→ **Exercise objective**
Return the whole listing, line for line, without the pictures in it.

→ **Material provided**
[START]

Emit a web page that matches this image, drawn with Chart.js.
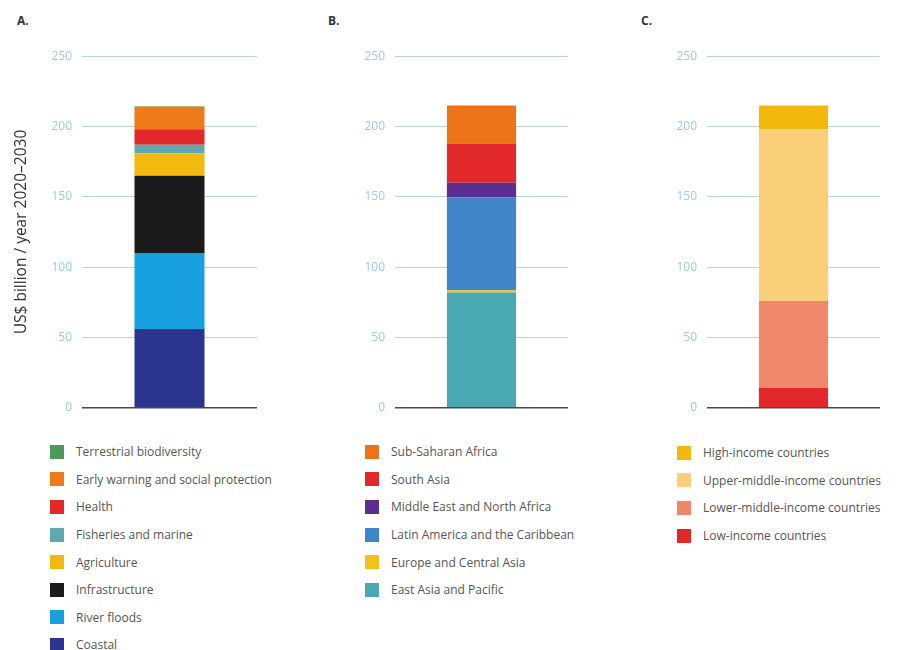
<!DOCTYPE html>
<html>
<head>
<meta charset="utf-8">
<script src="https://cdn.jsdelivr.net/npm/chart.js@4"></script>
<style>
  body { margin: 0; background: #fff; width: 899px; height: 650px; overflow: hidden; position: relative; font-family: "Open Sans", "Liberation Sans", Arial, sans-serif; }
  .panel-letter { position: absolute; top: 12px; font-size: 12px; font-weight: bold; color: #333; }
  canvas { position: absolute; }
  .legend { position: absolute; margin: 0; padding: 0; list-style: none; }
  .legend li { height: 27.6px; display: flex; align-items: center; font-size: 12px; color: #555; white-space: nowrap; }
  .legend .box { width: 14px; height: 14px; margin-right: 12px; flex: none; }
</style>
</head>
<body>

<div class="panel-letter" style="left:17px">A.</div>
<div class="panel-letter" style="left:328px">B.</div>
<div class="panel-letter" style="left:641px">C.</div>

<canvas id="chartA" width="262" height="386" style="left:0px;top:39px"></canvas>
<canvas id="chartB" width="270" height="386" style="left:300px;top:39px"></canvas>
<canvas id="chartC" width="272" height="386" style="left:612px;top:39px"></canvas>

<ul class="legend" id="legendA" style="left:50px;top:438px"></ul>
<ul class="legend" id="legendB" style="left:365px;top:438px"></ul>
<ul class="legend" id="legendC" style="left:677px;top:439px"></ul>

<script>
// Data (bottom of stack first)

var yTicks = [0, 50, 100, 150, 200, 250];

var sectorLabels = ['Coastal', 'River floods', 'Infrastructure', 'Agriculture', 'Fisheries and marine', 'Health', 'Early warning and social protection', 'Terrestrial biodiversity'];
var sectorValues = [56, 54, 55, 16, 6, 11, 16, 0.5];
var sectorColors = ['#2b3590', '#17a1e0', '#1b1b1b', '#f4b90e', '#5ea9ae', '#e3282b', '#ef7a1a', '#4c9a55'];

var regionLabels = ['East Asia and Pacific', 'Europe and Central Asia', 'Latin America and the Caribbean', 'Middle East and North Africa', 'South Asia', 'Sub-Saharan Africa'];
var regionValues = [82, 1.5, 66, 10.5, 28, 27];
var regionColors = ['#4aa8b3', '#f2c11a', '#3f86c9', '#5b2e91', '#e3282b', '#ee7419'];

var incomeLabels = ['Low-income countries', 'Lower-middle-income countries', 'Upper-middle-income countries', 'High-income countries'];
var incomeValues = [14, 62, 122, 17];
var incomeColors = ['#e3282b', '#f0866a', '#f9cf7a', '#f2b90c'];

Chart.defaults.font.family = '"Open Sans", "Liberation Sans", Arial, sans-serif';

// Charts

function makePanel(canvasId, legendId, labels, values, colors, axisWidth, padRight, showTitle) {
    var datasets = labels.map(function (name, i) {
        return {
            label: name,
            data: [values[i]],
            backgroundColor: colors[i],
            borderWidth: 0,
            barPercentage: 0.4,
            categoryPercentage: 1
        };
    });

    var chart = new Chart(document.getElementById(canvasId), {
        type: 'bar',
        data: { labels: [''], datasets: datasets },
        options: {
            responsive: false,
            animation: false,
            layout: { padding: { top: 0, bottom: 0, left: 0, right: padRight } },
            plugins: { legend: { display: false }, tooltip: { enabled: false } },
            scales: {
                x: { stacked: true, display: false },
                y: {
                    stacked: true,
                    min: 0,
                    max: 250,
                    afterBuildTicks: function (scale) {
                        scale.ticks = yTicks.map(function (v) { return { value: v }; });
                    },
                    afterFit: function (scale) { scale.width = axisWidth; },
                    border: { display: false },
                    grid: {
                        drawTicks: false,
                        color: function (ctx) { return ctx.tick && ctx.tick.value === 0 ? '#4a4a4a' : '#b7d4e4'; },
                        lineWidth: function (ctx) { return ctx.tick && ctx.tick.value === 0 ? 1.5 : 1; }
                    },
                    ticks: { color: '#9ccbe0', padding: 10, font: { size: 12 } },
                    title: {
                        display: showTitle,
                        text: 'US$ billion / year 2020\u20132030',
                        color: '#333',
                        font: { size: 15.5 },
                        padding: { top: 12, bottom: 0 }
                    }
                }
            }
        }
    });

    // html legend, top of stack first
    var ul = document.getElementById(legendId);
    chart.data.datasets.slice().reverse().forEach(function (ds) {
        var li = document.createElement('li');
        var box = document.createElement('span');
        box.className = 'box';
        box.style.background = ds.backgroundColor;
        li.appendChild(box);
        li.appendChild(document.createTextNode(ds.label));
        ul.appendChild(li);
    });
    return chart;
}

makePanel('chartA', 'legendA', sectorLabels, sectorValues, sectorColors, 82, 5, true);
makePanel('chartB', 'legendB', regionLabels, regionValues, regionColors, 95, 2, false);
makePanel('chartC', 'legendC', incomeLabels, incomeValues, incomeColors, 95, 4, false);
</script>
</body>
</html>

[END]

→ **Answer below**
Emit a web page that matches this image, drawn with Chart.js.
<!DOCTYPE html>
<html>
<head>
<meta charset="utf-8">
<script src="https://cdn.jsdelivr.net/npm/chart.js@4"></script>
<style>
  body { margin: 0; background: #fff; width: 899px; height: 650px; overflow: hidden; position: relative; font-family: "Open Sans", "Liberation Sans", Arial, sans-serif; }
  .panel-letter { position: absolute; top: 12px; font-size: 12px; font-weight: bold; color: #333; }
  canvas { position: absolute; }
  .legend { position: absolute; margin: 0; padding: 0; list-style: none; }
  .legend li { height: 27.6px; display: flex; align-items: center; font-size: 12px; color: #555; white-space: nowrap; }
  .legend .box { width: 14px; height: 14px; margin-right: 12px; flex: none; }
</style>
</head>
<body>

<div class="panel-letter" style="left:17px">A.</div>
<div class="panel-letter" style="left:328px">B.</div>
<div class="panel-letter" style="left:641px">C.</div>

<canvas id="chartA" width="262" height="386" style="left:0px;top:39px"></canvas>
<canvas id="chartB" width="270" height="386" style="left:300px;top:39px"></canvas>
<canvas id="chartC" width="272" height="386" style="left:612px;top:39px"></canvas>

<ul class="legend" id="legendA" style="left:50px;top:438px"></ul>
<ul class="legend" id="legendB" style="left:365px;top:438px"></ul>
<ul class="legend" id="legendC" style="left:677px;top:439px"></ul>

<script>
// Data (bottom of stack first)

var yTicks = [0, 50, 100, 150, 200, 250];

var sectorLabels = ['Coastal', 'River floods', 'Infrastructure', 'Agriculture', 'Fisheries and marine', 'Health', 'Early warning and social protection', 'Terrestrial biodiversity'];
var sectorValues = [56, 54, 55, 16, 6, 11, 16, 0.5];
var sectorColors = ['#2b3590', '#17a1e0', '#1b1b1b', '#f4b90e', '#5ea9ae', '#e3282b', '#ef7a1a', '#4c9a55'];

var regionLabels = ['East Asia and Pacific', 'Europe and Central Asia', 'Latin America and the Caribbean', 'Middle East and North Africa', 'South Asia', 'Sub-Saharan Africa'];
var regionValues = [82, 1.5, 66, 10.5, 28, 27];
var regionColors = ['#4aa8b3', '#f2c11a', '#3f86c9', '#5b2e91', '#e3282b', '#ee7419'];

var incomeLabels = ['Low-income countries', 'Lower-middle-income countries', 'Upper-middle-income countries', 'High-income countries'];
var incomeValues = [14, 62, 122, 17];
var incomeColors = ['#e3282b', '#f0866a', '#f9cf7a', '#f2b90c'];

Chart.defaults.font.family = '"Open Sans", "Liberation Sans", Arial, sans-serif';

// Charts

function makePanel(canvasId, legendId, labels, values, colors, axisWidth, padRight, showTitle) {
    var datasets = labels.map(function (name, i) {
        return {
            label: name,
            data: [values[i]],
            backgroundColor: colors[i],
            borderWidth: 0,
            barPercentage: 0.4,
            categoryPercentage: 1
        };
    });

    var chart = new Chart(document.getElementById(canvasId), {
        type: 'bar',
        data: { labels: [''], datasets: datasets },
        options: {
            responsive: false,
            animation: false,
            layout: { padding: { top: 0, bottom: 0, left: 0, right: padRight } },
            plugins: { legend: { display: false }, tooltip: { enabled: false } },
            scales: {
                x: { stacked: true, display: false },
                y: {
                    stacked: true,
                    min: 0,
                    max: 250,
                    afterBuildTicks: function (scale) {
                        scale.ticks = yTicks.map(function (v) { return { value: v }; });
                    },
                    afterFit: function (scale) { scale.width = axisWidth; },
                    border: { display: false },
                    grid: {
                        drawTicks: false,
                        color: function (ctx) { return ctx.tick && ctx.tick.value === 0 ? '#4a4a4a' : '#b7d4e4'; },
                        lineWidth: function (ctx) { return ctx.tick && ctx.tick.value === 0 ? 1.5 : 1; }
                    },
                    ticks: { color: '#9ccbe0', padding: 10, font: { size: 12 } },
                    title: {
                        display: showTitle,
                        text: 'US$ billion / year 2020\u20132030',
                        color: '#333',
                        font: { size: 15.5 },
                        padding: { top: 12, bottom: 0 }
                    }
                }
            }
        }
    });

    // html legend, top of stack first
    var ul = document.getElementById(legendId);
    chart.data.datasets.slice().reverse().forEach(function (ds) {
        var li = document.createElement('li');
        var box = document.createElement('span');
        box.className = 'box';
        box.style.background = ds.backgroundColor;
        li.appendChild(box);
        li.appendChild(document.createTextNode(ds.label));
        ul.appendChild(li);
    });
    return chart;
}

makePanel('chartA', 'legendA', sectorLabels, sectorValues, sectorColors, 82, 5, true);
makePanel('chartB', 'legendB', regionLabels, regionValues, regionColors, 95, 2, false);
makePanel('chartC', 'legendC', incomeLabels, incomeValues, incomeColors, 95, 4, false);
</script>
</body>
</html>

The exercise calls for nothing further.